Leave out the pictures and transcribe the rest of the records exactly.

Figure scripts:

-------

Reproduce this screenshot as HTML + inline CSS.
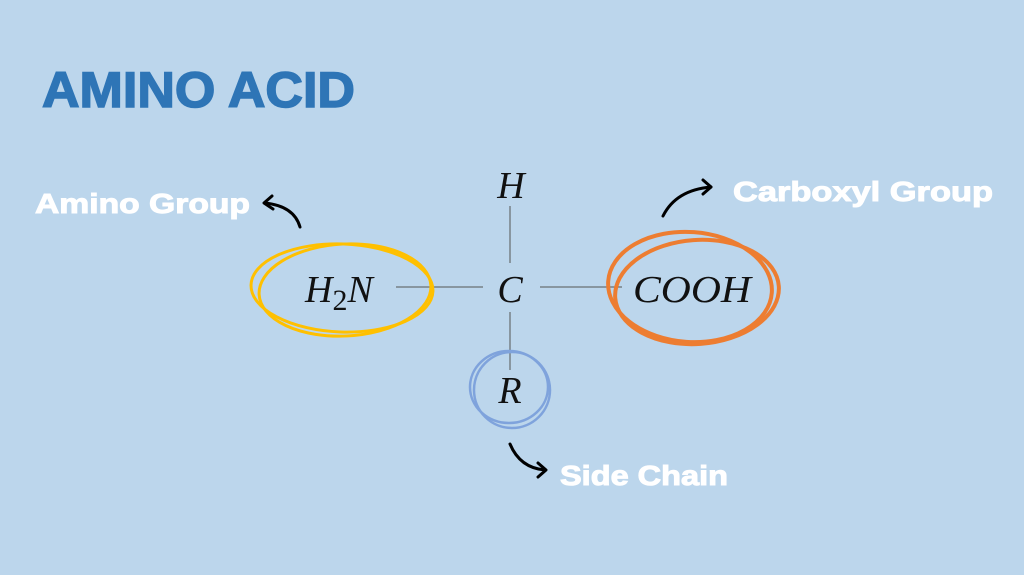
<!DOCTYPE html>
<html><head><style>
html,body{margin:0;padding:0;background:#bcd6ec;}
svg{display:block}
</style></head><body>
<svg width="1024" height="575" viewBox="0 0 1024 575" xmlns="http://www.w3.org/2000/svg">
<rect width="1024" height="575" fill="#bcd6ec"/>
<text x="42" y="107" font-family="Liberation Sans, sans-serif" font-weight="bold" font-size="50" fill="#2e75b6" stroke="#2e75b6" stroke-width="1.5" textLength="313" lengthAdjust="spacingAndGlyphs">AMINO ACID</text>
<g font-family="Liberation Sans, sans-serif" font-weight="bold" fill="#fff" stroke="#fff" stroke-width="1">
<text x="35" y="213" font-size="28" textLength="215" lengthAdjust="spacingAndGlyphs">Amino Group</text>
<text x="733" y="201" font-size="28" textLength="260" lengthAdjust="spacingAndGlyphs">Carboxyl Group</text>
<text x="560" y="485" font-size="28" textLength="168" lengthAdjust="spacingAndGlyphs">Side Chain</text>
</g>
<g stroke="#555" stroke-width="1">
<line x1="396" y1="287" x2="483" y2="287"/>
<line x1="540" y1="287" x2="622" y2="287"/>
<line x1="510" y1="206" x2="510" y2="263"/>
<line x1="510" y1="312" x2="510" y2="370"/>
</g>
<g font-family="Liberation Serif, serif" font-style="italic" font-size="38" fill="#111" text-anchor="middle">
<text x="511" y="198">H</text>
<text x="510" y="302">C</text>
<text x="510" y="403">R</text>
<text x="692" y="302" textLength="118" lengthAdjust="spacingAndGlyphs">COOH</text>
<text x="305" y="302" text-anchor="start">H<tspan font-size="30" dy="8" font-style="normal">2</tspan><tspan dy="-8">N</tspan></text>
</g>
<g fill="none" stroke="#ffc000" stroke-width="3">
<ellipse cx="342" cy="288" rx="91" ry="44" transform="rotate(2 342 288)"/>
<ellipse cx="345" cy="290" rx="86" ry="46" transform="rotate(-3 345 290)"/>
</g>
<g fill="none" stroke="#ed7d31" stroke-width="4">
<ellipse cx="690" cy="287" rx="82" ry="55" transform="rotate(4 690 287)"/>
<ellipse cx="697" cy="292" rx="82" ry="52" transform="rotate(-4 697 292)"/>
</g>
<g fill="none" stroke="#7fa3dc" stroke-width="2.5">
<circle cx="512" cy="390" r="38"/>
<ellipse cx="509" cy="387" rx="39" ry="36"/>
</g>
<g fill="none" stroke="#000" stroke-width="3" stroke-linecap="round" stroke-linejoin="round">
<path d="M300 227 Q294 206 265 203"/>
<path d="M272 196 L264 203 L273 209"/>
<path d="M663 216 Q676 190 711 187"/>
<path d="M703 180 L711 187 L703 194"/>
<path d="M510 444 Q520 468 545 470"/>
<path d="M538 463 L546 470 L538 477"/>
</g>
</svg>
</body></html>
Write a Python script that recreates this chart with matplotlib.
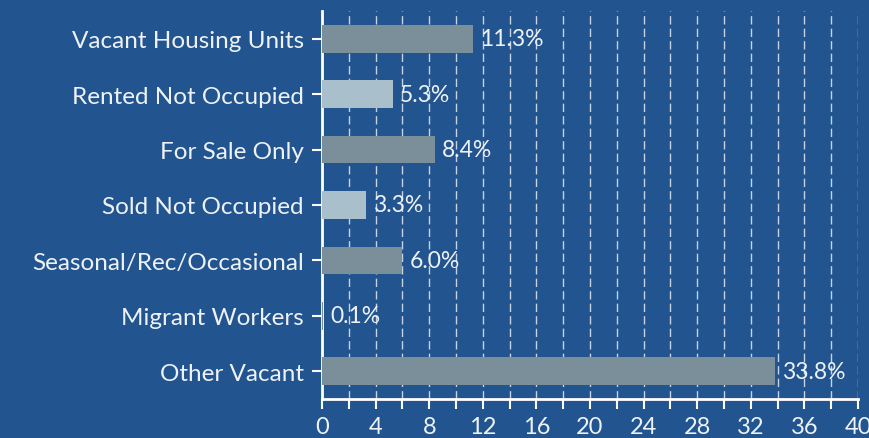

-------

◆ WRITTEN ANSWER:
Reproduce this screenshot as HTML + inline CSS.
<!DOCTYPE html>
<html><head><style>
html,body{margin:0;padding:0;background:#bcd6ec;}
svg{display:block}
</style></head><body>
<svg width="1024" height="575" viewBox="0 0 1024 575" xmlns="http://www.w3.org/2000/svg">
<rect width="1024" height="575" fill="#bcd6ec"/>
<text x="42" y="107" font-family="Liberation Sans, sans-serif" font-weight="bold" font-size="50" fill="#2e75b6" stroke="#2e75b6" stroke-width="1.5" textLength="313" lengthAdjust="spacingAndGlyphs">AMINO ACID</text>
<g font-family="Liberation Sans, sans-serif" font-weight="bold" fill="#fff" stroke="#fff" stroke-width="1">
<text x="35" y="213" font-size="28" textLength="215" lengthAdjust="spacingAndGlyphs">Amino Group</text>
<text x="733" y="201" font-size="28" textLength="260" lengthAdjust="spacingAndGlyphs">Carboxyl Group</text>
<text x="560" y="485" font-size="28" textLength="168" lengthAdjust="spacingAndGlyphs">Side Chain</text>
</g>
<g stroke="#555" stroke-width="1">
<line x1="396" y1="287" x2="483" y2="287"/>
<line x1="540" y1="287" x2="622" y2="287"/>
<line x1="510" y1="206" x2="510" y2="263"/>
<line x1="510" y1="312" x2="510" y2="370"/>
</g>
<g font-family="Liberation Serif, serif" font-style="italic" font-size="38" fill="#111" text-anchor="middle">
<text x="511" y="198">H</text>
<text x="510" y="302">C</text>
<text x="510" y="403">R</text>
<text x="692" y="302" textLength="118" lengthAdjust="spacingAndGlyphs">COOH</text>
<text x="305" y="302" text-anchor="start">H<tspan font-size="30" dy="8" font-style="normal">2</tspan><tspan dy="-8">N</tspan></text>
</g>
<g fill="none" stroke="#ffc000" stroke-width="3">
<ellipse cx="342" cy="288" rx="91" ry="44" transform="rotate(2 342 288)"/>
<ellipse cx="345" cy="290" rx="86" ry="46" transform="rotate(-3 345 290)"/>
</g>
<g fill="none" stroke="#ed7d31" stroke-width="4">
<ellipse cx="690" cy="287" rx="82" ry="55" transform="rotate(4 690 287)"/>
<ellipse cx="697" cy="292" rx="82" ry="52" transform="rotate(-4 697 292)"/>
</g>
<g fill="none" stroke="#7fa3dc" stroke-width="2.5">
<circle cx="512" cy="390" r="38"/>
<ellipse cx="509" cy="387" rx="39" ry="36"/>
</g>
<g fill="none" stroke="#000" stroke-width="3" stroke-linecap="round" stroke-linejoin="round">
<path d="M300 227 Q294 206 265 203"/>
<path d="M272 196 L264 203 L273 209"/>
<path d="M663 216 Q676 190 711 187"/>
<path d="M703 180 L711 187 L703 194"/>
<path d="M510 444 Q520 468 545 470"/>
<path d="M538 463 L546 470 L538 477"/>
</g>
</svg>
</body></html>
Write a Python script that recreates this chart with matplotlib.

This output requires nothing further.